As much as Chavez claims to want a Martinez rematch, he said it was time to move up to 168, even though he likely won't make that weight for Saturday's fight.

"I just felt that at 160, my health was not going to be good," he said. "Health-wise, I think that 168 is good for me and I would like to continue my career at 168. This is not a championship fight, but I will be close to 168 for this fight."

Chavez also insisted that he trained hard for Saturday's fight -- despite the fact that he has no intention of making the contract weight -- as well as for the Martinez fight.

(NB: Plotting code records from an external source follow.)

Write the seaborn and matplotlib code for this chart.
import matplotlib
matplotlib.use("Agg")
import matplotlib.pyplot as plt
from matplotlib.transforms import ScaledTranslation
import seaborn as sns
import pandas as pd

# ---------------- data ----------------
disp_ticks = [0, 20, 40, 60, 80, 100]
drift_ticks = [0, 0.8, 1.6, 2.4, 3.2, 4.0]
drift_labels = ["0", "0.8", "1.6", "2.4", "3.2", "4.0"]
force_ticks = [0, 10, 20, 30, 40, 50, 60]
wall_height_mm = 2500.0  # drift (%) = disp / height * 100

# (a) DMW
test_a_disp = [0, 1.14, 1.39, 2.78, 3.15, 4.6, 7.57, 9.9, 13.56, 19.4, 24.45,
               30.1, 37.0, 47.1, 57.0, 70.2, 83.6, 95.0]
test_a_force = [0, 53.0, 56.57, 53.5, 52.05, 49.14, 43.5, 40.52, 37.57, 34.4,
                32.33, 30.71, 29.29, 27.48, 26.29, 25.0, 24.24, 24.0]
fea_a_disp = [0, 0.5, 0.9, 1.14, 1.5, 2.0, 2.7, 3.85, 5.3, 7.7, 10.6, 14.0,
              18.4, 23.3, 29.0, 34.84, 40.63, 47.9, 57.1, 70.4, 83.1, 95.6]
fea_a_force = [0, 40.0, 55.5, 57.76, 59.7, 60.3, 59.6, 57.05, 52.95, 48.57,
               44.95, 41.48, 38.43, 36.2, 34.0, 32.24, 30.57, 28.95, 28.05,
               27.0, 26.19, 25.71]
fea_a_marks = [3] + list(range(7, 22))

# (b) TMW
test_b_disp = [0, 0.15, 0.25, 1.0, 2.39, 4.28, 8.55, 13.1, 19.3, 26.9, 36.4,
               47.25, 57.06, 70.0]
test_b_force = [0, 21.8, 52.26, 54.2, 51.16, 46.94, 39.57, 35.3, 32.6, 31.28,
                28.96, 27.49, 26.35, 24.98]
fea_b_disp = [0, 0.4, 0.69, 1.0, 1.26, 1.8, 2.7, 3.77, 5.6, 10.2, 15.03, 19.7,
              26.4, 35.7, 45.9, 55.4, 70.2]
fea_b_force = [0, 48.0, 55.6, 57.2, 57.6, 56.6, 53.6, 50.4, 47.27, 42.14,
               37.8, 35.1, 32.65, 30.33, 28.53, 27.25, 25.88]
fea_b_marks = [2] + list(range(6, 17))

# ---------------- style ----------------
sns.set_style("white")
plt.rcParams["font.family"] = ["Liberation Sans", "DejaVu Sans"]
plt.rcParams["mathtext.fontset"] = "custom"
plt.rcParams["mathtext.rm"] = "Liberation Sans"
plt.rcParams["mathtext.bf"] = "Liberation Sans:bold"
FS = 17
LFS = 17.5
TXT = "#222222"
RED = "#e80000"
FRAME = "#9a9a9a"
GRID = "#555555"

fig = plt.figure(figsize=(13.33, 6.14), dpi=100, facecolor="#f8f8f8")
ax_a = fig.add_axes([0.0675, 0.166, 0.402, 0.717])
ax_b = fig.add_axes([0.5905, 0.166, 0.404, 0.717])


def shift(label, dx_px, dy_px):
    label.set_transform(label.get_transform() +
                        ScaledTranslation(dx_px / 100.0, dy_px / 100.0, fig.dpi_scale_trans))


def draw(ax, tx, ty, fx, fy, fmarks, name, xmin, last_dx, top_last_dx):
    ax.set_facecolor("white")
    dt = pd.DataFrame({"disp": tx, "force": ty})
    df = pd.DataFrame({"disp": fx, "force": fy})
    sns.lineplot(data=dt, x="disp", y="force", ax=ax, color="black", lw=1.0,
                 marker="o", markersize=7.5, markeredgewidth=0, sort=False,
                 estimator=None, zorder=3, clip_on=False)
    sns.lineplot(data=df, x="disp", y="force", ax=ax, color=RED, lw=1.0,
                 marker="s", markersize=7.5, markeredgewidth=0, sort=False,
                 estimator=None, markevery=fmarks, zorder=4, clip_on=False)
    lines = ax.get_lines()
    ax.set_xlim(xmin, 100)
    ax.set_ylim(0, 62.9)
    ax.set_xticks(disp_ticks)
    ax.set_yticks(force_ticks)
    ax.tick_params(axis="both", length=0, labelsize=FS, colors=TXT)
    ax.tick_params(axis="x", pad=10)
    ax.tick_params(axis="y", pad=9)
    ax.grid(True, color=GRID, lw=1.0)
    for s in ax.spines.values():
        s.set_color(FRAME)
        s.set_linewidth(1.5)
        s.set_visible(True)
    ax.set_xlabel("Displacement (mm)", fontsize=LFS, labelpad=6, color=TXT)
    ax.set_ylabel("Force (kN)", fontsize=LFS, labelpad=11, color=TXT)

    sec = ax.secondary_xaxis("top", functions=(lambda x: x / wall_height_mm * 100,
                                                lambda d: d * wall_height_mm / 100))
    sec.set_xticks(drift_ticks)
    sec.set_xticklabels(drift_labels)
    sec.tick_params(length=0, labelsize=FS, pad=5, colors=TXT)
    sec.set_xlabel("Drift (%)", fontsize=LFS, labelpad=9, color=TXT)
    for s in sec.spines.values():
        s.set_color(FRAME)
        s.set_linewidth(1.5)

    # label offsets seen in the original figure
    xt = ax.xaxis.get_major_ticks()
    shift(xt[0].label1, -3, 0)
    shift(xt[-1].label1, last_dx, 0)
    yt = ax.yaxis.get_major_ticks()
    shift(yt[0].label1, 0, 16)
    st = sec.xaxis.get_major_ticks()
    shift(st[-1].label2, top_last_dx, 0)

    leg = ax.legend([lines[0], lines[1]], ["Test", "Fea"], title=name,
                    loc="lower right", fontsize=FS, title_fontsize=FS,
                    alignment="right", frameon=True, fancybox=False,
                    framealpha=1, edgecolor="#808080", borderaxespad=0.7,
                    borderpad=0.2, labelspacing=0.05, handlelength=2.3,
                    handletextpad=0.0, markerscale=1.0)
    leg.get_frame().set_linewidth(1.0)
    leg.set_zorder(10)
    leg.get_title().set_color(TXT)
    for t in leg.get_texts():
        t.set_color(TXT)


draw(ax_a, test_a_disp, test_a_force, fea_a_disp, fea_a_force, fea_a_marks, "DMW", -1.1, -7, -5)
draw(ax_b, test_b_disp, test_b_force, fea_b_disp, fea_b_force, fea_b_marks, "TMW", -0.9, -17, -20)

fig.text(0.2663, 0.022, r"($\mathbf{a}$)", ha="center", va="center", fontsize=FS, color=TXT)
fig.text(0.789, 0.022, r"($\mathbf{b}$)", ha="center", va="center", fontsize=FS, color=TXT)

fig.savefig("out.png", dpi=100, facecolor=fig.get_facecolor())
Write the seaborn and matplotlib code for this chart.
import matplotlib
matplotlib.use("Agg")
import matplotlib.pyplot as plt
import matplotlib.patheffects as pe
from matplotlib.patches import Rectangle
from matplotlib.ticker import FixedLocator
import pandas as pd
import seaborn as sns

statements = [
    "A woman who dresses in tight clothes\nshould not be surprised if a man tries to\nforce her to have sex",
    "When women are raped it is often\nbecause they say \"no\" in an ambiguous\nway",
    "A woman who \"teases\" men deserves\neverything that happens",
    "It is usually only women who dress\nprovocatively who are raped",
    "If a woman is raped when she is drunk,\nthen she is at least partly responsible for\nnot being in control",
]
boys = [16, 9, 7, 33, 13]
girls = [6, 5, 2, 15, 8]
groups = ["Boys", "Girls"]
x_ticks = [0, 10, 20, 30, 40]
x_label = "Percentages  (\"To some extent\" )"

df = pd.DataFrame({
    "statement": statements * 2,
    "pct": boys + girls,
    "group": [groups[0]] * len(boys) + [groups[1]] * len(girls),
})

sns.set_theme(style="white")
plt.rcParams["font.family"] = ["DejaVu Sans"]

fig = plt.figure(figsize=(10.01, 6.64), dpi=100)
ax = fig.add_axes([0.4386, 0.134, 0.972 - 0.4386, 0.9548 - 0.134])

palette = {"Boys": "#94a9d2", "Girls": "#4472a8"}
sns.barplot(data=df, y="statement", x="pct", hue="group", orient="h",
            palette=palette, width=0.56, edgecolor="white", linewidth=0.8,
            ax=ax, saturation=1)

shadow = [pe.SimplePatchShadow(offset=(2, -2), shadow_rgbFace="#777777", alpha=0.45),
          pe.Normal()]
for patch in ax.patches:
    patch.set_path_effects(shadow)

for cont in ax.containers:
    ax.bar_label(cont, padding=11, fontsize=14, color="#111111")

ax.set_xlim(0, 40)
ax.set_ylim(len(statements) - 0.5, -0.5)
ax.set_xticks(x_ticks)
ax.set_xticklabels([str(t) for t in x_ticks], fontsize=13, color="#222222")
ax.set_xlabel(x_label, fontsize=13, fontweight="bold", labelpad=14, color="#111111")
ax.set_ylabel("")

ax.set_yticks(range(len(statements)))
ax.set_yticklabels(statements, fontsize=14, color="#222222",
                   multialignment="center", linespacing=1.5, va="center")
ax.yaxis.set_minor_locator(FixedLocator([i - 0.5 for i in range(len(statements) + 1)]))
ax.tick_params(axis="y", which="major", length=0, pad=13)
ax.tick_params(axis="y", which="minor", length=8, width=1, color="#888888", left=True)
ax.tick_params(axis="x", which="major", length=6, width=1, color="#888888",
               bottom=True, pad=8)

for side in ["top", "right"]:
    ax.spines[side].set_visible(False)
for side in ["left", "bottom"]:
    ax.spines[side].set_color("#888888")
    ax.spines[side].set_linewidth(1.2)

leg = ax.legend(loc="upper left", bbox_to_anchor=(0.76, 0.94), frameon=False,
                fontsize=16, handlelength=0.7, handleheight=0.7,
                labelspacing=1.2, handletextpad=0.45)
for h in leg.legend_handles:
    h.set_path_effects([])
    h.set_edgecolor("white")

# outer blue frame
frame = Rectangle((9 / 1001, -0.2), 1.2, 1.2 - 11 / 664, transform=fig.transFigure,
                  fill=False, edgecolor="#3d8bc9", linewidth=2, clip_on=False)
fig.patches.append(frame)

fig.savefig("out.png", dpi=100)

"People have to realize how hard I trained for this fight," he said. "It wasn't easy making 160, but yet I became a champion at 160. I had three title defenses at 160, came within a couple seconds of knocking out the best 160-pounder in the world. So you can't say I wasn't ready to fight in those fights. I made the weight and I showed everyone what I am capable of doing. I don't think people realized how hard it was to make 160 and how much I had to sacrifice to make 160."

Besides a Martinez rematch, Chavez said his goal is to win a super middleweight title, something no Mexican has done.

"But all I'm thinking about now is how I look on Saturday, and then I will think about what's next," he said. "I know I am going to repeat myself, but I would sacrifice everything to make 160 because I do want that [Martinez] fight."

Sacrifice everything? Perhaps Chavez could have started by doing just that to honor the contract he signed to fight Vera.